■ Exercise details ■
Filter the records below and copy every line containing the word "this".

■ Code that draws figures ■
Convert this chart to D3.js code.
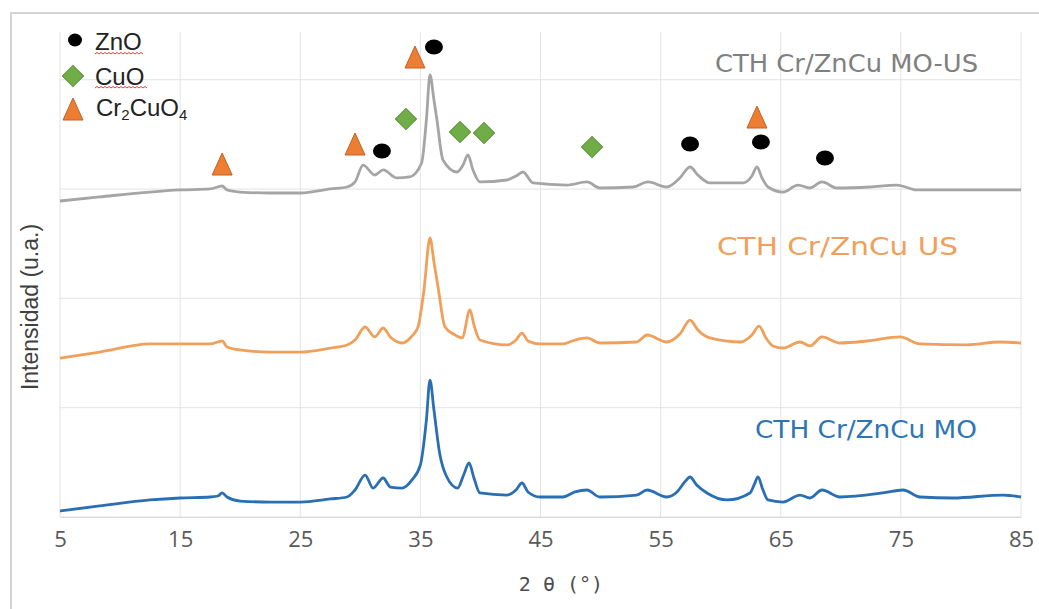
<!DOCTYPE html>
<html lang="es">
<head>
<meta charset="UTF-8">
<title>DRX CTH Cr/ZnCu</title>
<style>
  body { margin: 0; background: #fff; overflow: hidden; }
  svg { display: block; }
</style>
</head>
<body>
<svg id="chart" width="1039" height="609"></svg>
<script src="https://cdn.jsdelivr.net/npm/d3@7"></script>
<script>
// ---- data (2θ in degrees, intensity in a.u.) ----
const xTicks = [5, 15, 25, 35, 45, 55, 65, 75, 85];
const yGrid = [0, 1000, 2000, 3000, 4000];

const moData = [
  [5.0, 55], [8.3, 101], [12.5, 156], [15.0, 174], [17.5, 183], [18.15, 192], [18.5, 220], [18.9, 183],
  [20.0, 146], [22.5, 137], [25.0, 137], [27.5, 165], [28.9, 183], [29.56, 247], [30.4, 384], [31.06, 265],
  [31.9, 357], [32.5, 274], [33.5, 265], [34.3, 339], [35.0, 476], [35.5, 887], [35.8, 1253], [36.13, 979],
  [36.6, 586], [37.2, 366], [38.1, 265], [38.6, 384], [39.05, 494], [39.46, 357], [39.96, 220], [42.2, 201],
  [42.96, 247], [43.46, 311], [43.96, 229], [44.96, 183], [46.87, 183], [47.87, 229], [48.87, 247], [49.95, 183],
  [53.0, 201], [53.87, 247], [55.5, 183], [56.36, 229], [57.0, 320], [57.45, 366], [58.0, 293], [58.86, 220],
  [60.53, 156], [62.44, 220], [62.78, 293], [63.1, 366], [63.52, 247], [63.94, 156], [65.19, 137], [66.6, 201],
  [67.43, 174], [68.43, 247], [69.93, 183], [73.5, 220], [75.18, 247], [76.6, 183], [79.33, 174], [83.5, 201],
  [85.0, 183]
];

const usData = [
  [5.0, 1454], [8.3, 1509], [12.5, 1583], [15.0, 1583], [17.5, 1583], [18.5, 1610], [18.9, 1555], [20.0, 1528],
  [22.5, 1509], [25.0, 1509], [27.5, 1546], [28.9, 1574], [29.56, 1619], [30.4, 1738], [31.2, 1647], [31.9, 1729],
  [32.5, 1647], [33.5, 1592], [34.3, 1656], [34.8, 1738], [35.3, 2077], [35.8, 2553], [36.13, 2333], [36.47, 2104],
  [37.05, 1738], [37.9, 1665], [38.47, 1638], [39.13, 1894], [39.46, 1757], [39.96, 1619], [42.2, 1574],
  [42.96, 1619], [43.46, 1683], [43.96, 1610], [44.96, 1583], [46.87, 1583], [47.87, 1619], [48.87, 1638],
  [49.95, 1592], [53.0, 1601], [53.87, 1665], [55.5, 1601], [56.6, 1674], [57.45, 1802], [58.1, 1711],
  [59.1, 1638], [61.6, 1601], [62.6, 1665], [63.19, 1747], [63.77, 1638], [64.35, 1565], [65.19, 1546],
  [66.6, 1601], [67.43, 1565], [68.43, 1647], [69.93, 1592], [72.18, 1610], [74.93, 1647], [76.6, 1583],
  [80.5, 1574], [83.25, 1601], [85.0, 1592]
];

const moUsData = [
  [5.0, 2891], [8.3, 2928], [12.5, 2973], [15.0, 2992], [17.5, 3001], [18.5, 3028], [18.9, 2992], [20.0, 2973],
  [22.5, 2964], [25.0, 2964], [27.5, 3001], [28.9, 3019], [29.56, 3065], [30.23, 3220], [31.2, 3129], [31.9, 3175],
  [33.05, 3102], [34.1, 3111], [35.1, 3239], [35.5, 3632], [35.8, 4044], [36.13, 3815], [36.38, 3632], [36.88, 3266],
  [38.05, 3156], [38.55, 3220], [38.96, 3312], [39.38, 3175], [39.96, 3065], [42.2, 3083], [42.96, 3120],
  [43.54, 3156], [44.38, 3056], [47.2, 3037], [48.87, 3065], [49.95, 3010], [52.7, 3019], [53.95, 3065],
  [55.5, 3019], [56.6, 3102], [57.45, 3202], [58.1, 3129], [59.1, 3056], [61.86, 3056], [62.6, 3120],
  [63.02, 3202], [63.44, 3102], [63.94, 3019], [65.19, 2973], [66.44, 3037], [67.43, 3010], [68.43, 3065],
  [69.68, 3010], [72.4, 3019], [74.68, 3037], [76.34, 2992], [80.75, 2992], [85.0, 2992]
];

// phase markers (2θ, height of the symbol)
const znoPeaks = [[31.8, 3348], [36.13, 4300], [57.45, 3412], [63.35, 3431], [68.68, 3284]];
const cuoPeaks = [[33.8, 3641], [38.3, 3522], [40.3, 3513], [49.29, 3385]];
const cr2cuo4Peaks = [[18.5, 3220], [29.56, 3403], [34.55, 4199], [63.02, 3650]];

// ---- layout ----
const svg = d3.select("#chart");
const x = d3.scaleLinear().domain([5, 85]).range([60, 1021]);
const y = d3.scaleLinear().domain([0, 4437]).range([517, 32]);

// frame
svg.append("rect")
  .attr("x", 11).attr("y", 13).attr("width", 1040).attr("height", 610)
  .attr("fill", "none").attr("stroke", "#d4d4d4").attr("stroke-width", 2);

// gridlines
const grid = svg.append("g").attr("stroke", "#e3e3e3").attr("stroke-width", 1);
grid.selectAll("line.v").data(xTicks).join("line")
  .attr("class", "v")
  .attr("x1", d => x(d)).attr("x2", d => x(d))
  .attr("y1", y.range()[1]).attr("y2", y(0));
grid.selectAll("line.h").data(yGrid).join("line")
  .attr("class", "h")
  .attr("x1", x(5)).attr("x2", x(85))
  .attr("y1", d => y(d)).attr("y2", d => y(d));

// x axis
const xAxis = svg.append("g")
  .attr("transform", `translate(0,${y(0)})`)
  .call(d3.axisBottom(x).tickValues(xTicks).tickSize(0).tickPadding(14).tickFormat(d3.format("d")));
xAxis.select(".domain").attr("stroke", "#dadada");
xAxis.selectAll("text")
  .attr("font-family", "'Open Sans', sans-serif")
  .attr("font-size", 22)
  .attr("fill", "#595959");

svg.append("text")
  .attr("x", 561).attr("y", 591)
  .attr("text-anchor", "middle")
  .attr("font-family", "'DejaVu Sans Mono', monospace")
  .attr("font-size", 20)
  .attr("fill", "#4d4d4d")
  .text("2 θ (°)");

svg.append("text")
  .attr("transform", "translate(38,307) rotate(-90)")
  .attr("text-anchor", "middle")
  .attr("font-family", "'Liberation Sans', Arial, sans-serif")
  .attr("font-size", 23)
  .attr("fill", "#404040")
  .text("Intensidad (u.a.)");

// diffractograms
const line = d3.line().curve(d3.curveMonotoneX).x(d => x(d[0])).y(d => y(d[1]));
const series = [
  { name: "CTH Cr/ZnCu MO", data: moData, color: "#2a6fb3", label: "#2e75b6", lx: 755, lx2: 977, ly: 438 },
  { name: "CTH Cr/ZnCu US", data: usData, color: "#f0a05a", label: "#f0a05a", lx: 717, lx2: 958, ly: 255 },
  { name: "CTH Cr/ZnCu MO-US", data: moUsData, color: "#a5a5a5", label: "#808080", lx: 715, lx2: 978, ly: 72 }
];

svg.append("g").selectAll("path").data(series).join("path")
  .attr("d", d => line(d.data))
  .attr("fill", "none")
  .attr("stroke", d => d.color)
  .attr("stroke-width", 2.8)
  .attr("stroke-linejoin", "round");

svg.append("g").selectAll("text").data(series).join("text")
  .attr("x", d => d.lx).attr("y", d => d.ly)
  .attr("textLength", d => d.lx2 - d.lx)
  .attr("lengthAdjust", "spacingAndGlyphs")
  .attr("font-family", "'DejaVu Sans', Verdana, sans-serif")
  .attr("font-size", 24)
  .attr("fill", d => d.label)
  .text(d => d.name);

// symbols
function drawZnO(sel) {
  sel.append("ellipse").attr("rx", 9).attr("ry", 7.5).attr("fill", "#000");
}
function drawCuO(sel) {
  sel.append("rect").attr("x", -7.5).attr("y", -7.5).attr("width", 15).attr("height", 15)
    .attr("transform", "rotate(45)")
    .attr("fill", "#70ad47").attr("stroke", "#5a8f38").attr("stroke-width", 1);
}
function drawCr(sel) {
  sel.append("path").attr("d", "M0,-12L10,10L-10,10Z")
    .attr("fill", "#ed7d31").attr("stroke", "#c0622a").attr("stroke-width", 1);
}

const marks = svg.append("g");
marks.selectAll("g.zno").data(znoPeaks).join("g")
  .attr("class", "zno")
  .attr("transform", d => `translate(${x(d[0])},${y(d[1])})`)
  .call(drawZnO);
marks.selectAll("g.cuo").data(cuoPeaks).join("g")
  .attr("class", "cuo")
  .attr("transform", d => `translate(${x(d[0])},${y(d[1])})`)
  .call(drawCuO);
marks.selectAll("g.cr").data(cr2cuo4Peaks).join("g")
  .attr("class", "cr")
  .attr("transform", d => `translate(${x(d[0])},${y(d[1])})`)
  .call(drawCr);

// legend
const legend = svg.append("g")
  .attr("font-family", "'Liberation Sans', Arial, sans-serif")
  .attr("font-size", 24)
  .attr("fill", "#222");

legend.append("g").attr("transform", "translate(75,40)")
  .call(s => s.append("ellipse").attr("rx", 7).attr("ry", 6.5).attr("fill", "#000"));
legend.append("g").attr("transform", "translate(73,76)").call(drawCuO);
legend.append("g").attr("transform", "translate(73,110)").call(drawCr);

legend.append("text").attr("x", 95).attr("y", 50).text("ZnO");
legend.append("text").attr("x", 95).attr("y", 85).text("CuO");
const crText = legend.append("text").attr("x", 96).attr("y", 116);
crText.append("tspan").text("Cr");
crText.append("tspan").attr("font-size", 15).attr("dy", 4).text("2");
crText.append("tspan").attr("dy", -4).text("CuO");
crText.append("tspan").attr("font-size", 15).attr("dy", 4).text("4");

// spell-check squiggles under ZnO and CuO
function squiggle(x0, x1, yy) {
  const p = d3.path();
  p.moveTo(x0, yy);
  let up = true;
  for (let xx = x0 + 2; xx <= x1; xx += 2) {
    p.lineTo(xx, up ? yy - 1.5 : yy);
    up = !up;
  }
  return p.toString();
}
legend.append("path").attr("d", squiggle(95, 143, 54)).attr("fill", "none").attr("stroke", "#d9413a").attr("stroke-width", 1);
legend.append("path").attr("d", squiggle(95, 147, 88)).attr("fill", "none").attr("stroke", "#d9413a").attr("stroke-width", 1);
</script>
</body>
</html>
...
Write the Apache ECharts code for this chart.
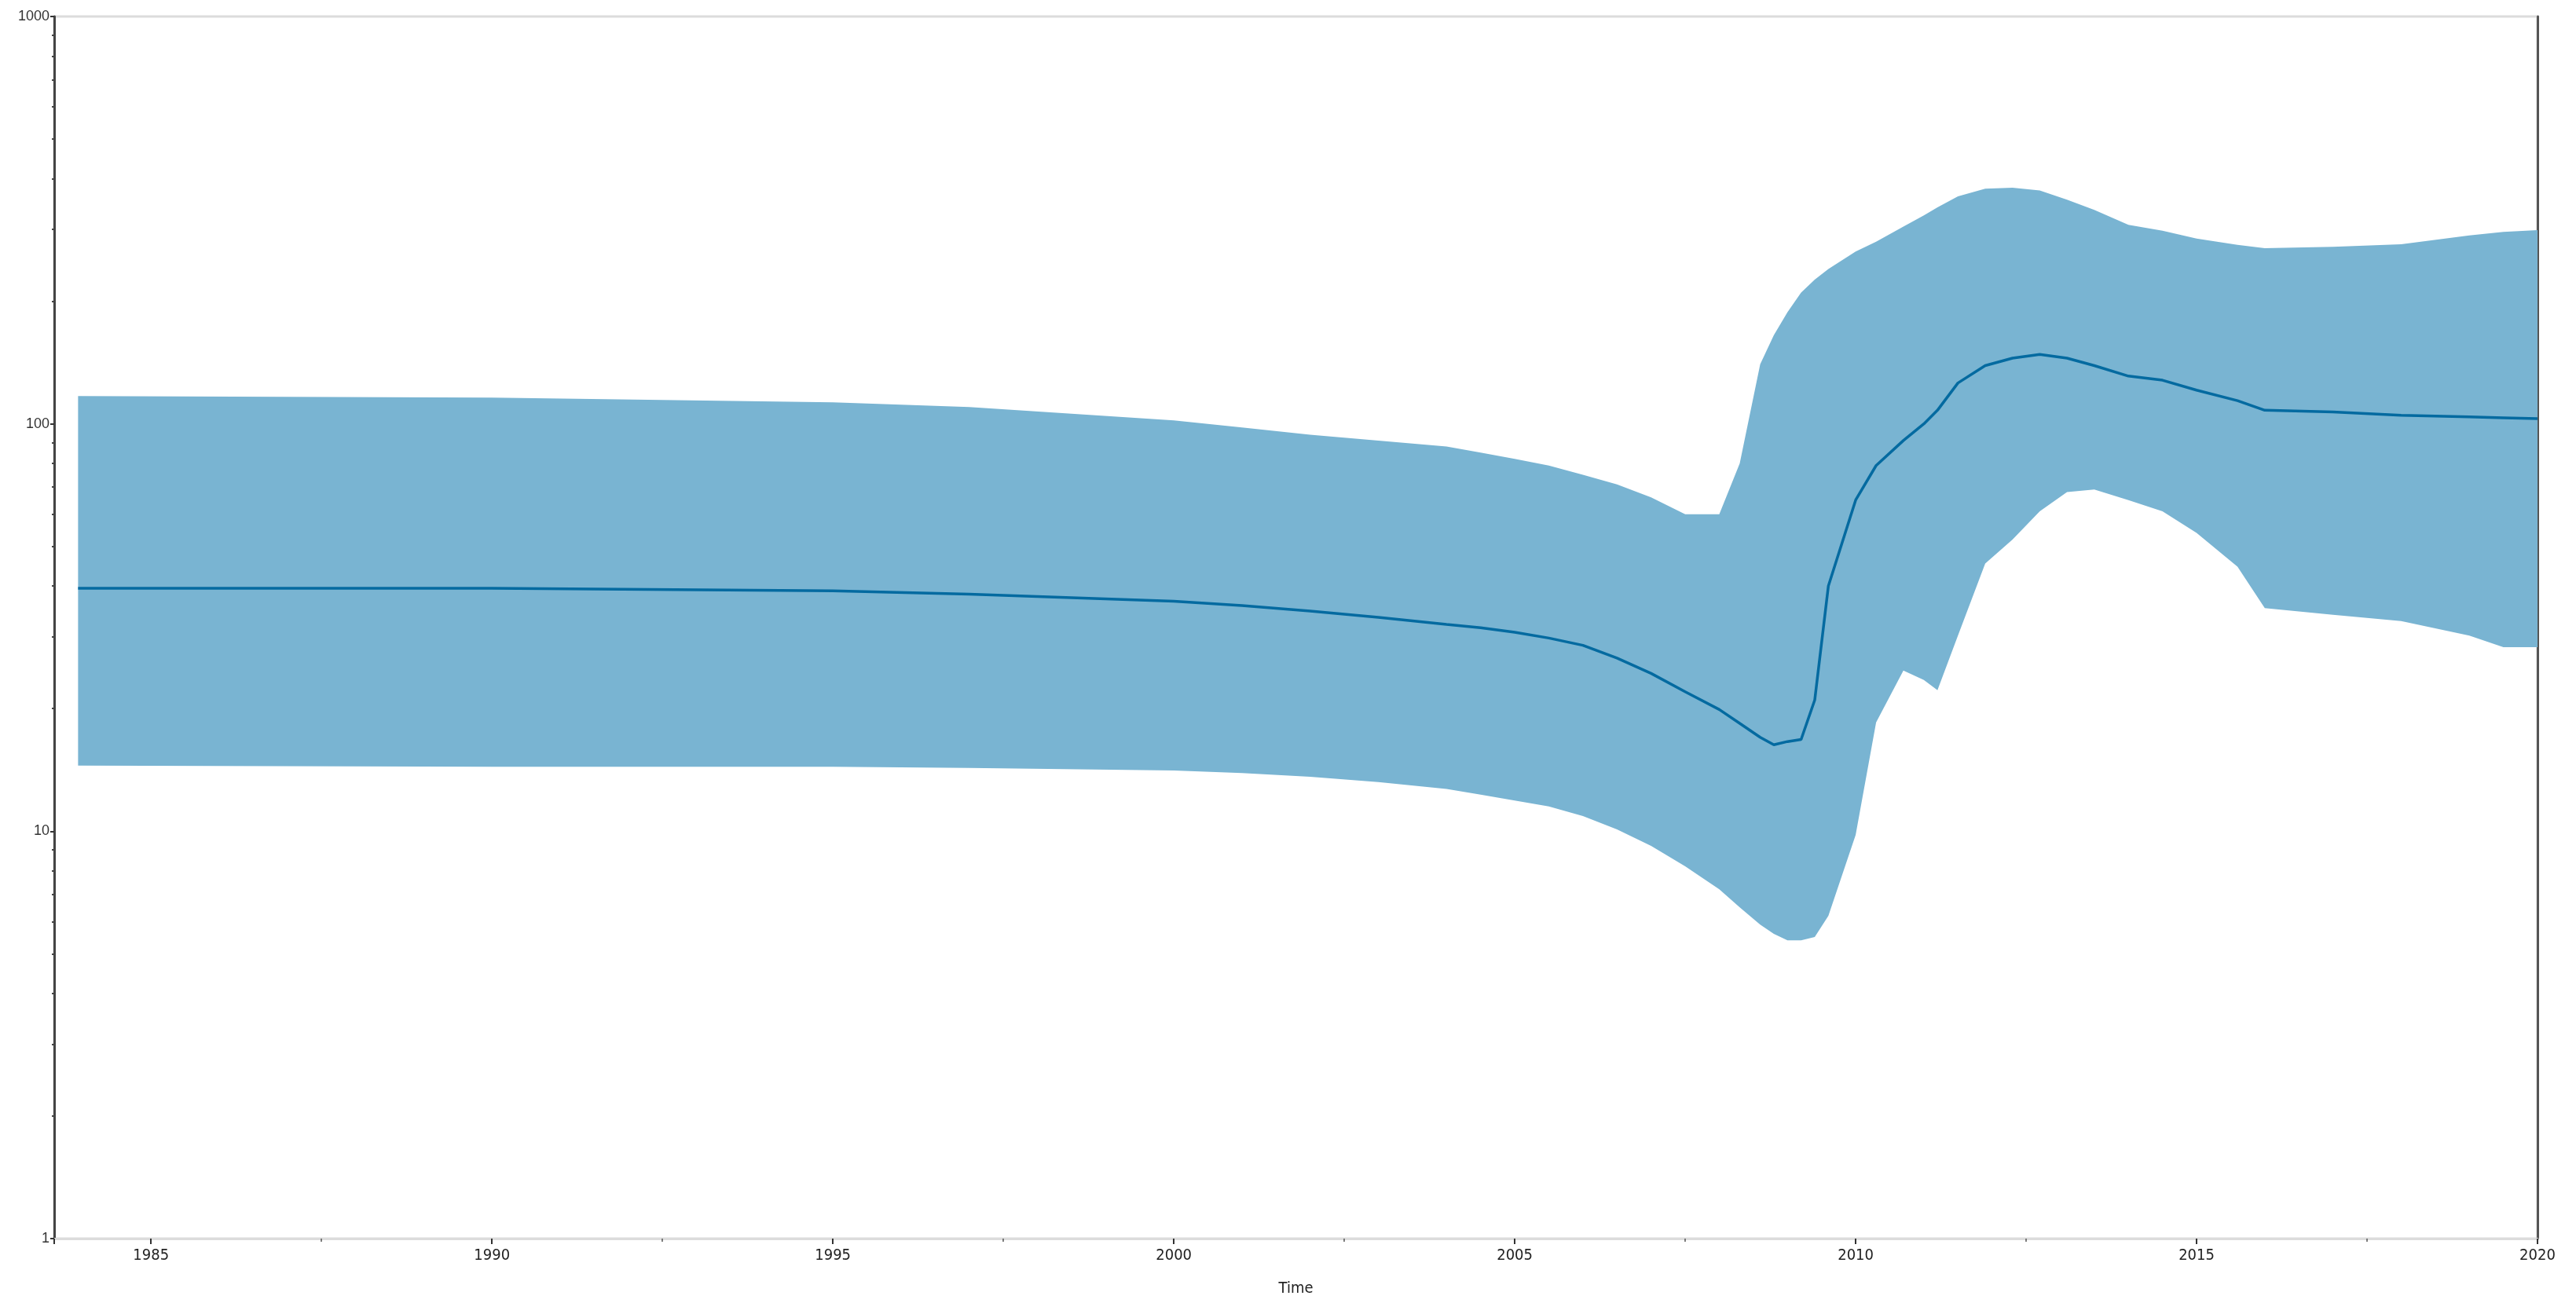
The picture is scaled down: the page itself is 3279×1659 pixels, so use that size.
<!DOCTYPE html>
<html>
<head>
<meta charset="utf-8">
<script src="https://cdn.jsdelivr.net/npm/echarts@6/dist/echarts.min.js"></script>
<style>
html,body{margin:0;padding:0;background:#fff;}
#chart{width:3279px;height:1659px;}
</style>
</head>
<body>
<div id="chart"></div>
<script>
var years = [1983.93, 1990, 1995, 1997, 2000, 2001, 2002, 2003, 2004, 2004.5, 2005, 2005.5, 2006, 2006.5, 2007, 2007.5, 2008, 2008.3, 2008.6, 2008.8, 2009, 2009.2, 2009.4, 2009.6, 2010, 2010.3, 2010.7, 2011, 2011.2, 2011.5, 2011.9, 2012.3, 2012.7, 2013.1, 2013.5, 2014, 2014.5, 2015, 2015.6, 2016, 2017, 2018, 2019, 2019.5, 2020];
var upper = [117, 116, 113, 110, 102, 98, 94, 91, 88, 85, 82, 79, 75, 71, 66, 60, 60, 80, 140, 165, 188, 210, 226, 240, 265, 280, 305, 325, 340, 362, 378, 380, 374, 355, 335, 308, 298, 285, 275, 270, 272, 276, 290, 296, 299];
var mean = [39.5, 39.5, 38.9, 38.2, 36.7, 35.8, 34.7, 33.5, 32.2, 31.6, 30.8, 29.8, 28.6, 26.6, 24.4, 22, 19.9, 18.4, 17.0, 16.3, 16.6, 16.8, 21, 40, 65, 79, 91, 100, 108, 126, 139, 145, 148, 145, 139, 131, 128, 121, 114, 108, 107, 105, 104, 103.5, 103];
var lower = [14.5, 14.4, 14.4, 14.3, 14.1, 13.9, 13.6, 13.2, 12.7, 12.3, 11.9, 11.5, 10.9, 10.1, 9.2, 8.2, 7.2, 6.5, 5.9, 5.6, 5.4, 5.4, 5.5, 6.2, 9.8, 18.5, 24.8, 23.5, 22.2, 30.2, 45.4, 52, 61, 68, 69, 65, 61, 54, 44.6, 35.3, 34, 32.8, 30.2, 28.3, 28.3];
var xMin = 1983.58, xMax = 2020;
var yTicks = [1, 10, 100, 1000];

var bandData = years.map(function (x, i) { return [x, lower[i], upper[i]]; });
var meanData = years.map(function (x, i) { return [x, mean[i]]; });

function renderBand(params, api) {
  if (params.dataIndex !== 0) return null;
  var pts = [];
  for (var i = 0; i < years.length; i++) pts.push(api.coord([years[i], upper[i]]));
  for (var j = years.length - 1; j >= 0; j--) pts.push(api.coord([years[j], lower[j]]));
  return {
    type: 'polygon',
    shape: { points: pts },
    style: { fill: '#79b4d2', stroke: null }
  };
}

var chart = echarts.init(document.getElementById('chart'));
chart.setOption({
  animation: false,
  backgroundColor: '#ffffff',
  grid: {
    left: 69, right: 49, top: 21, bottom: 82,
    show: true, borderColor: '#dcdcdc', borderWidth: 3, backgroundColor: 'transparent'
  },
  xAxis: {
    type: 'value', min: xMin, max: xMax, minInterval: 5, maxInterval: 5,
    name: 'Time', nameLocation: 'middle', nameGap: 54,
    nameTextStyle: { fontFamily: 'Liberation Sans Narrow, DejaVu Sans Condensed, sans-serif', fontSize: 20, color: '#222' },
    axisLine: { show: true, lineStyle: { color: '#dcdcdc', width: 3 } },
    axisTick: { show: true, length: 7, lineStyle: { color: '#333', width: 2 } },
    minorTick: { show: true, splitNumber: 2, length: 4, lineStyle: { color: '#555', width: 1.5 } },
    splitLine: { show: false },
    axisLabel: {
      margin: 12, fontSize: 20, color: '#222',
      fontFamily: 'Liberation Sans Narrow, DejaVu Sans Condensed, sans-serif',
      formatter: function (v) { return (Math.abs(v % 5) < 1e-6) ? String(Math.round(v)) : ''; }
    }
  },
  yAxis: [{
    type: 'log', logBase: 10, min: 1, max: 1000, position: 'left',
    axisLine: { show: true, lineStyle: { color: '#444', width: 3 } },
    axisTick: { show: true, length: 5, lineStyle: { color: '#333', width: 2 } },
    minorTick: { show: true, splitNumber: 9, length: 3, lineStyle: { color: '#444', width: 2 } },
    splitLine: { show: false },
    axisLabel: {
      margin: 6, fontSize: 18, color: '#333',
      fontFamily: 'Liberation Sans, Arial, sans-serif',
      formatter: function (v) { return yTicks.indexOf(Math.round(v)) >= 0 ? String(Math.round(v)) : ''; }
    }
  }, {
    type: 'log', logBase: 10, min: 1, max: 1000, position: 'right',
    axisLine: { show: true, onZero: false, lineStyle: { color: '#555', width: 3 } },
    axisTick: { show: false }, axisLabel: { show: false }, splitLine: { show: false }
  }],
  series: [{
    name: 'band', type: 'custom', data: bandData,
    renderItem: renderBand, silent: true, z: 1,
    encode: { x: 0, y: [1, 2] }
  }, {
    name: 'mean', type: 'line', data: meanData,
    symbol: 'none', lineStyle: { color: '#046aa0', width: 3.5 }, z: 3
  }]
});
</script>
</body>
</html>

■ Solution ■
Convert this chart to D3.js code.
Write the Apache ECharts code for this chart.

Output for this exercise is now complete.